[Start RAW DATA]
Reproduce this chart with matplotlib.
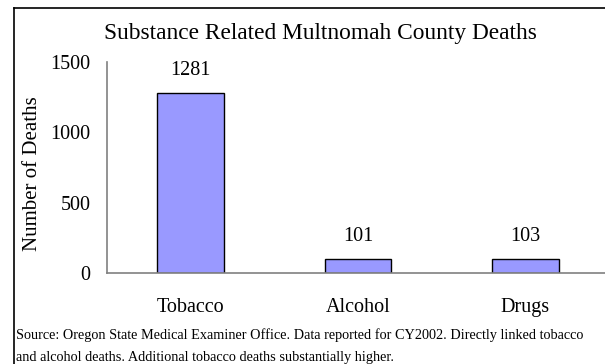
import numpy as np
import matplotlib
matplotlib.use('Agg')
import matplotlib.pyplot as plt
from matplotlib.lines import Line2D

# data
categories = ['Tobacco', 'Alcohol', 'Drugs']
deaths = [1281, 101, 103]
y_ticks = [0, 500, 1000, 1500]

title = 'Substance Related Multnomah County Deaths'
y_label = 'Number of Deaths'
source_lines = [
    'Source: Oregon State Medical Examiner Office. Data reported for CY2002. Directly linked tobacco',
    'and alcohol deaths. Additional tobacco deaths substantially higher.',
]

W, H = 605, 364
plt.rcParams['font.family'] = ['Liberation Serif', 'DejaVu Serif']

fig = plt.figure(figsize=(W / 100, H / 100), dpi=100)

# axes placed in pixel coordinates (right end runs past the image edge)
x0, x1, ytop, ybot = 107, 609, 62, 273
ax = fig.add_axes([x0 / W, 1 - ybot / H, (x1 - x0) / W, (ybot - ytop) / H])

x = np.arange(len(categories))
ax.bar(x, deaths, width=0.4, color='#9999FF', edgecolor='black', linewidth=1.0)
for xi, v in zip(x, deaths):
    ax.annotate(str(v), (xi, v), xytext=(0, 16), textcoords='offset points',
                ha='center', va='center', fontsize=14.5)

ax.set_xlim(-0.5, 2.5)
ax.set_ylim(0, 1500)
ax.set_xticks(x)
ax.set_xticklabels(categories, fontsize=14.5)
ax.set_yticks(y_ticks)
ax.set_yticklabels([str(t) for t in y_ticks], fontsize=14.5)
ax.tick_params(axis='both', length=0)
ax.tick_params(axis='y', pad=12)
ax.tick_params(axis='x', pad=18)

for s in ['top', 'right']:
    ax.spines[s].set_visible(False)
for s in ['left', 'bottom']:
    ax.spines[s].set_color('#808080')
    ax.spines[s].set_linewidth(1.2)

ax.set_ylabel(y_label, fontsize=15, va='center')
ax.yaxis.set_label_coords((33 - x0) / (x1 - x0), 0.47)

fig.text(320 / W, 1 - 33 / H, title, ha='center', va='center', fontsize=16.8)

for i, line in enumerate(source_lines):
    fig.text(16 / W, 1 - (335 + 22 * i) / H, line, ha='left', va='center', fontsize=10.3)

# outer frame: only top and left edges show in the reference
fig.add_artist(Line2D([14 / W, 1], [1 - 8 / H, 1 - 8 / H], color='black', linewidth=1.2))
fig.add_artist(Line2D([14 / W, 14 / W], [0, 1 - 8 / H], color='black', linewidth=1.2))

fig.savefig('out.png', dpi=100)
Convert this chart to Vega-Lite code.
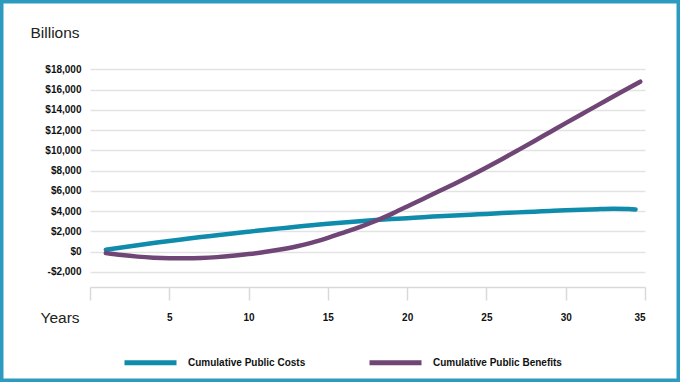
{
  "$schema": "https://vega.github.io/schema/vega-lite/v6.json",
  "width": 680,
  "height": 382,
  "autosize": "none",
  "padding": 0,
  "background": "white",
  "config": {
    "font": "Liberation Sans",
    "view": {"stroke": "#2c9bbf", "strokeWidth": 7, "fill": "white"}
  },
  "data": {
    "values": [
      {"series": "Cumulative Public Costs", "year": 1, "value": 180},
      {"series": "Cumulative Public Costs", "year": 2, "value": 400},
      {"series": "Cumulative Public Costs", "year": 3, "value": 620},
      {"series": "Cumulative Public Costs", "year": 4, "value": 840},
      {"series": "Cumulative Public Costs", "year": 5, "value": 1050},
      {"series": "Cumulative Public Costs", "year": 6, "value": 1240},
      {"series": "Cumulative Public Costs", "year": 7, "value": 1430},
      {"series": "Cumulative Public Costs", "year": 8, "value": 1610},
      {"series": "Cumulative Public Costs", "year": 9, "value": 1790},
      {"series": "Cumulative Public Costs", "year": 10, "value": 1960},
      {"series": "Cumulative Public Costs", "year": 11, "value": 2130},
      {"series": "Cumulative Public Costs", "year": 12, "value": 2290},
      {"series": "Cumulative Public Costs", "year": 13, "value": 2450},
      {"series": "Cumulative Public Costs", "year": 14, "value": 2600},
      {"series": "Cumulative Public Costs", "year": 15, "value": 2750},
      {"series": "Cumulative Public Costs", "year": 16, "value": 2880},
      {"series": "Cumulative Public Costs", "year": 17, "value": 3000},
      {"series": "Cumulative Public Costs", "year": 18, "value": 3110},
      {"series": "Cumulative Public Costs", "year": 19, "value": 3210},
      {"series": "Cumulative Public Costs", "year": 20, "value": 3300},
      {"series": "Cumulative Public Costs", "year": 21, "value": 3400},
      {"series": "Cumulative Public Costs", "year": 22, "value": 3480},
      {"series": "Cumulative Public Costs", "year": 23, "value": 3560},
      {"series": "Cumulative Public Costs", "year": 24, "value": 3640},
      {"series": "Cumulative Public Costs", "year": 25, "value": 3720},
      {"series": "Cumulative Public Costs", "year": 26, "value": 3800},
      {"series": "Cumulative Public Costs", "year": 27, "value": 3870},
      {"series": "Cumulative Public Costs", "year": 28, "value": 3940},
      {"series": "Cumulative Public Costs", "year": 29, "value": 4010},
      {"series": "Cumulative Public Costs", "year": 30, "value": 4080},
      {"series": "Cumulative Public Costs", "year": 31, "value": 4140},
      {"series": "Cumulative Public Costs", "year": 32, "value": 4190},
      {"series": "Cumulative Public Costs", "year": 33, "value": 4220},
      {"series": "Cumulative Public Costs", "year": 34, "value": 4200},
      {"series": "Cumulative Public Costs", "year": 34.4, "value": 4150},
      {"series": "Cumulative Public Benefits", "year": 1, "value": -150},
      {"series": "Cumulative Public Benefits", "year": 2, "value": -350},
      {"series": "Cumulative Public Benefits", "year": 3, "value": -500},
      {"series": "Cumulative Public Benefits", "year": 4, "value": -600},
      {"series": "Cumulative Public Benefits", "year": 5, "value": -650},
      {"series": "Cumulative Public Benefits", "year": 6, "value": -660},
      {"series": "Cumulative Public Benefits", "year": 7, "value": -630},
      {"series": "Cumulative Public Benefits", "year": 8, "value": -550},
      {"series": "Cumulative Public Benefits", "year": 9, "value": -420},
      {"series": "Cumulative Public Benefits", "year": 10, "value": -250},
      {"series": "Cumulative Public Benefits", "year": 11, "value": -50},
      {"series": "Cumulative Public Benefits", "year": 12, "value": 200},
      {"series": "Cumulative Public Benefits", "year": 13, "value": 500},
      {"series": "Cumulative Public Benefits", "year": 14, "value": 880},
      {"series": "Cumulative Public Benefits", "year": 15, "value": 1350},
      {"series": "Cumulative Public Benefits", "year": 16, "value": 1880},
      {"series": "Cumulative Public Benefits", "year": 17, "value": 2420},
      {"series": "Cumulative Public Benefits", "year": 18, "value": 3020},
      {"series": "Cumulative Public Benefits", "year": 19, "value": 3700},
      {"series": "Cumulative Public Benefits", "year": 20, "value": 4450},
      {"series": "Cumulative Public Benefits", "year": 21, "value": 5200},
      {"series": "Cumulative Public Benefits", "year": 22, "value": 5950},
      {"series": "Cumulative Public Benefits", "year": 23, "value": 6700},
      {"series": "Cumulative Public Benefits", "year": 24, "value": 7480},
      {"series": "Cumulative Public Benefits", "year": 25, "value": 8300},
      {"series": "Cumulative Public Benefits", "year": 26, "value": 9150},
      {"series": "Cumulative Public Benefits", "year": 27, "value": 10020},
      {"series": "Cumulative Public Benefits", "year": 28, "value": 10900},
      {"series": "Cumulative Public Benefits", "year": 29, "value": 11790},
      {"series": "Cumulative Public Benefits", "year": 30, "value": 12680},
      {"series": "Cumulative Public Benefits", "year": 31, "value": 13560},
      {"series": "Cumulative Public Benefits", "year": 32, "value": 14440},
      {"series": "Cumulative Public Benefits", "year": 33, "value": 15310},
      {"series": "Cumulative Public Benefits", "year": 34, "value": 16180},
      {"series": "Cumulative Public Benefits", "year": 34.7, "value": 16780}
    ]
  },
  "mark": {"type": "line", "interpolate": "monotone", "strokeWidth": 4.5, "strokeCap": "round"},
  "encoding": {
    "x": {
      "field": "year",
      "type": "quantitative",
      "scale": {"domain": [0, 35], "range": [90, 645], "nice": false, "zero": false},
      "axis": {
        "values": [0, 5, 10, 15, 20, 25, 30, 35],
        "offset": -95,
        "grid": false,
        "domainColor": "#d9d9d9",
        "domainWidth": 1.5,
        "tickColor": "#d9d9d9",
        "tickWidth": 1.5,
        "tickSize": 13,
        "labelPadding": 12,
        "labelFont": "Liberation Sans",
        "labelFontSize": 10,
        "labelFontWeight": "bold",
        "labelColor": "#111111",
        "labelExpr": "datum.value == 0 ? '' : datum.label",
        "title": "Years",
        "titleFont": "Liberation Sans",
        "titleFontSize": 15.5,
        "titleFontWeight": "normal",
        "titleColor": "#222222",
        "titleAlign": "left",
        "titleBaseline": "middle",
        "titleX": 40,
        "titleY": 30
      }
    },
    "y": {
      "field": "value",
      "type": "quantitative",
      "scale": {"domain": [-3500, 18000], "range": [287, 69.3], "nice": false, "zero": false},
      "axis": {
        "values": [-2000, 0, 2000, 4000, 6000, 8000, 10000, 12000, 14000, 16000, 18000],
        "offset": -90,
        "domain": false,
        "ticks": false,
        "grid": true,
        "gridColor": "#e3e3e3",
        "gridWidth": 1.5,
        "labelPadding": 9,
        "labelFont": "Liberation Sans",
        "labelFontSize": 10,
        "labelFontWeight": "bold",
        "labelColor": "#111111",
        "labelExpr": "datum.value < 0 ? '-$' + format(-datum.value, ',') : '$' + format(datum.value, ',')",
        "title": "Billions",
        "titleFont": "Liberation Sans",
        "titleFontSize": 15.5,
        "titleFontWeight": "normal",
        "titleColor": "#222222",
        "titleAngle": 0,
        "titleAlign": "left",
        "titleBaseline": "middle",
        "titleX": -60,
        "titleY": 32
      }
    },
    "color": {
      "field": "series",
      "type": "nominal",
      "scale": {
        "domain": ["Cumulative Public Costs", "Cumulative Public Benefits"],
        "range": ["#0f8bab", "#6f4676"]
      },
      "legend": {
        "title": null,
        "orient": "none",
        "direction": "horizontal",
        "legendX": 122,
        "legendY": 334,
        "padding": 0,
        "symbolType": "stroke",
        "symbolSize": 2704,
        "symbolStrokeWidth": 5,
        "labelOffset": 9,
        "columnPadding": 53,
        "labelFont": "Liberation Sans",
        "labelFontSize": 10,
        "labelFontWeight": "bold",
        "labelColor": "#111111",
        "labelLimit": 300
      }
    }
  }
}
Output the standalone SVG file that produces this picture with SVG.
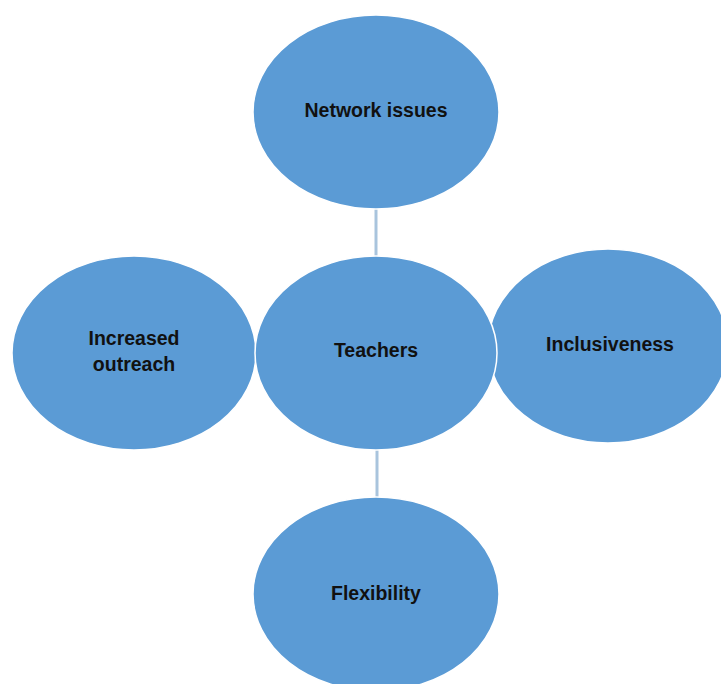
<svg xmlns="http://www.w3.org/2000/svg" width="721" height="684" viewBox="0 0 721 684">
<style>
.node ellipse{fill:#5b9bd5;stroke:#ffffff;stroke-width:1.5}
.node text{font-family:"Liberation Sans",Arial,sans-serif;font-weight:bold;font-size:19.5px;fill:#111111;text-anchor:middle}
.conn line{stroke:#a9c4dd;stroke-width:3}
</style>
<rect width="721" height="684" fill="#ffffff"/>
<g class="conn">
<line x1="376" y1="209" x2="376" y2="256"/>
<line x1="377" y1="449" x2="377" y2="497"/>
</g>
<g id="network" class="node">
<ellipse cx="376" cy="112" rx="123" ry="97"/>
<text x="376" y="117">Network issues</text>
</g>
<g id="outreach" class="node">
<ellipse cx="134" cy="353" rx="122" ry="97"/>
<text x="134" y="345">Increased</text>
<text x="134" y="371">outreach</text>
</g>
<g id="inclusiveness" class="node">
<ellipse cx="608" cy="346" rx="120" ry="97"/>
<text x="610" y="351">Inclusiveness</text>
</g>
<g id="teachers" class="node">
<ellipse cx="376" cy="353" rx="121" ry="97"/>
<text x="376" y="357">Teachers</text>
</g>
<g id="flexibility" class="node">
<ellipse cx="376" cy="594" rx="123" ry="97"/>
<text x="376" y="600">Flexibility</text>
</g>
</svg>
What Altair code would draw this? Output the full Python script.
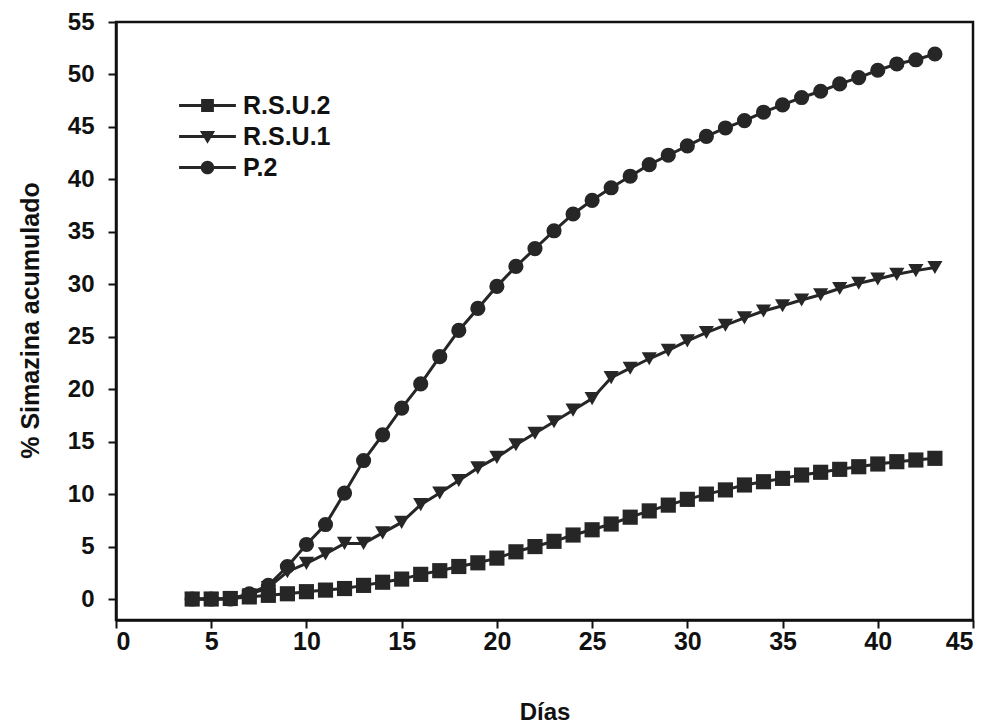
import altair as alt
import pandas as pd

# Days of sampling (common to the three series)
dias = list(range(4, 44))

# Cumulative % of simazine leached per treatment
rsu2 = [0, 0, 0.05, 0.2, 0.35, 0.5, 0.7, 0.85, 1.0, 1.3, 1.6, 1.9, 2.35, 2.7, 3.1, 3.45,
        3.9, 4.5, 5.0, 5.5, 6.1, 6.6, 7.15, 7.8, 8.4, 8.95, 9.5, 10.0, 10.4, 10.87,
        11.18, 11.5, 11.82, 12.08, 12.36, 12.61, 12.87, 13.09, 13.25, 13.41]
rsu1 = [0, 0, 0, 0.4, 1.1, 2.6, 3.4, 4.3, 5.3, 5.3, 6.3, 7.3, 9.0, 10.1, 11.3, 12.5,
        13.5, 14.7, 15.8, 16.9, 18.0, 19.1, 21.1, 22.0, 22.9, 23.7, 24.6, 25.4, 26.1,
        26.8, 27.45, 27.95, 28.5, 29.0, 29.6, 30.1, 30.5, 30.95, 31.3, 31.6]
p2 = [0, 0, 0, 0.5, 1.3, 3.1, 5.2, 7.1, 10.1, 13.2, 15.65, 18.2, 20.5, 23.1, 25.6,
      27.7, 29.8, 31.7, 33.4, 35.1, 36.7, 38.0, 39.2, 40.3, 41.4, 42.3, 43.2, 44.1,
      44.9, 45.6, 46.4, 47.1, 47.8, 48.4, 49.1, 49.7, 50.4, 51.0, 51.4, 51.95]

series = ["R.S.U.2", "R.S.U.1", "P.2"]
values = [rsu2, rsu1, p2]
markers = ["square", "triangle-down", "circle"]

rows = []
for name, vals in zip(series, values):
    for d, v in zip(dias, vals):
        rows.append({"Dias": d, "Simazina": v, "Serie": name})
df = pd.DataFrame(rows)

INK = "#262626"
FONT = "Liberation Sans"

x_enc = alt.X("Dias:Q",
              scale=alt.Scale(domain=[0, 45], nice=False, zero=False),
              axis=alt.Axis(values=list(range(0, 50, 5)), title="Días",
                            titleY=92, titleBaseline="middle"))
y_enc = alt.Y("Simazina:Q",
              scale=alt.Scale(domain=[-2, 55], nice=False, zero=False),
              axis=alt.Axis(values=list(range(0, 60, 5)), title="% Simazina acumulado",
                            titleX=-86, titleY=298, titleAngle=270,
                            titleBaseline="middle"))

base = alt.Chart(df)

# Legend symbols: a short filled bar (the line) with the marker in its middle,
# all sub-paths drawn clockwise so overlaps stay filled
STUB = "M-3.55,-0.19H3.55V0.19H-3.55Z"
leg_paths = [
    STUB + "M-0.8,-0.8H0.8V0.8H-0.8Z",
    STUB + "M-0.95,-0.7H0.95L0,0.9Z",
    STUB + "M-0.85,0A0.85,0.85 0 1,1 0.85,0A0.85,0.85 0 1,1 -0.85,0Z",
]
legend_layer = base.mark_point(filled=True, color=INK, opacity=0).encode(
    x=x_enc, y=y_enc,
    shape=alt.Shape("Serie:N",
                    scale=alt.Scale(domain=series, range=leg_paths),
                    legend=alt.Legend(title=None, orient="none",
                                      legendX=79, legendY=71,
                                      symbolSize=256, symbolOpacity=1,
                                      symbolFillColor=INK, symbolStrokeColor=INK,
                                      symbolStrokeWidth=0,
                                      labelFont=FONT, labelFontWeight="bold",
                                      labelFontSize=25, labelColor="#111",
                                      labelOffset=23, rowPadding=5)),
)

lines = base.mark_line(color=INK, strokeWidth=3).encode(
    x=x_enc, y=y_enc, detail="Serie:N"
)

# One marker layer per series, each with its own fixed symbol
point_layers = [
    base.transform_filter(alt.datum.Serie == name)
    .mark_point(filled=True, color=INK, opacity=1, size=230, shape=mk)
    .encode(x=x_enc, y=y_enc)
    for name, mk in zip(series, markers)
]

chart = alt.layer(legend_layer, lines, *point_layers).properties(
    width=857, height=598,
    background="white",
    autosize=alt.AutoSizeParams(type="none"),
    padding={"left": 116, "top": 22, "right": 21, "bottom": 108},
).configure_view(
    stroke="#111", strokeWidth=2.5
).configure_axis(
    domainColor="#111", domainWidth=2.5, tickColor="#111", tickWidth=2,
    tickSize=8, grid=False,
    labelFont=FONT, labelFontWeight="bold", labelColor="#111",
    titleFont=FONT, titleFontWeight="bold", titleColor="#111",
).configure_axisX(
    labelPadding=1, labelFontSize=25, titleFontSize=24
).configure_axisY(
    labelPadding=14, labelFontSize=24, titleFontSize=25
)

chart.save("out.html", embed_options={"renderer": "svg", "actions": False})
[End RAW DATA]
- **TASK TO COMPLETE**: The lines from the start of the entries above through the one containing "ha='center', va='center', fontsize=14.5)" are to be retyped exactly, and no others. Pictures are left out.

- **RESULT**:
Reproduce this chart with matplotlib.
import numpy as np
import matplotlib
matplotlib.use('Agg')
import matplotlib.pyplot as plt
from matplotlib.lines import Line2D

# data
categories = ['Tobacco', 'Alcohol', 'Drugs']
deaths = [1281, 101, 103]
y_ticks = [0, 500, 1000, 1500]

title = 'Substance Related Multnomah County Deaths'
y_label = 'Number of Deaths'
source_lines = [
    'Source: Oregon State Medical Examiner Office. Data reported for CY2002. Directly linked tobacco',
    'and alcohol deaths. Additional tobacco deaths substantially higher.',
]

W, H = 605, 364
plt.rcParams['font.family'] = ['Liberation Serif', 'DejaVu Serif']

fig = plt.figure(figsize=(W / 100, H / 100), dpi=100)

# axes placed in pixel coordinates (right end runs past the image edge)
x0, x1, ytop, ybot = 107, 609, 62, 273
ax = fig.add_axes([x0 / W, 1 - ybot / H, (x1 - x0) / W, (ybot - ytop) / H])

x = np.arange(len(categories))
ax.bar(x, deaths, width=0.4, color='#9999FF', edgecolor='black', linewidth=1.0)
for xi, v in zip(x, deaths):
    ax.annotate(str(v), (xi, v), xytext=(0, 16), textcoords='offset points',
                ha='center', va='center', fontsize=14.5)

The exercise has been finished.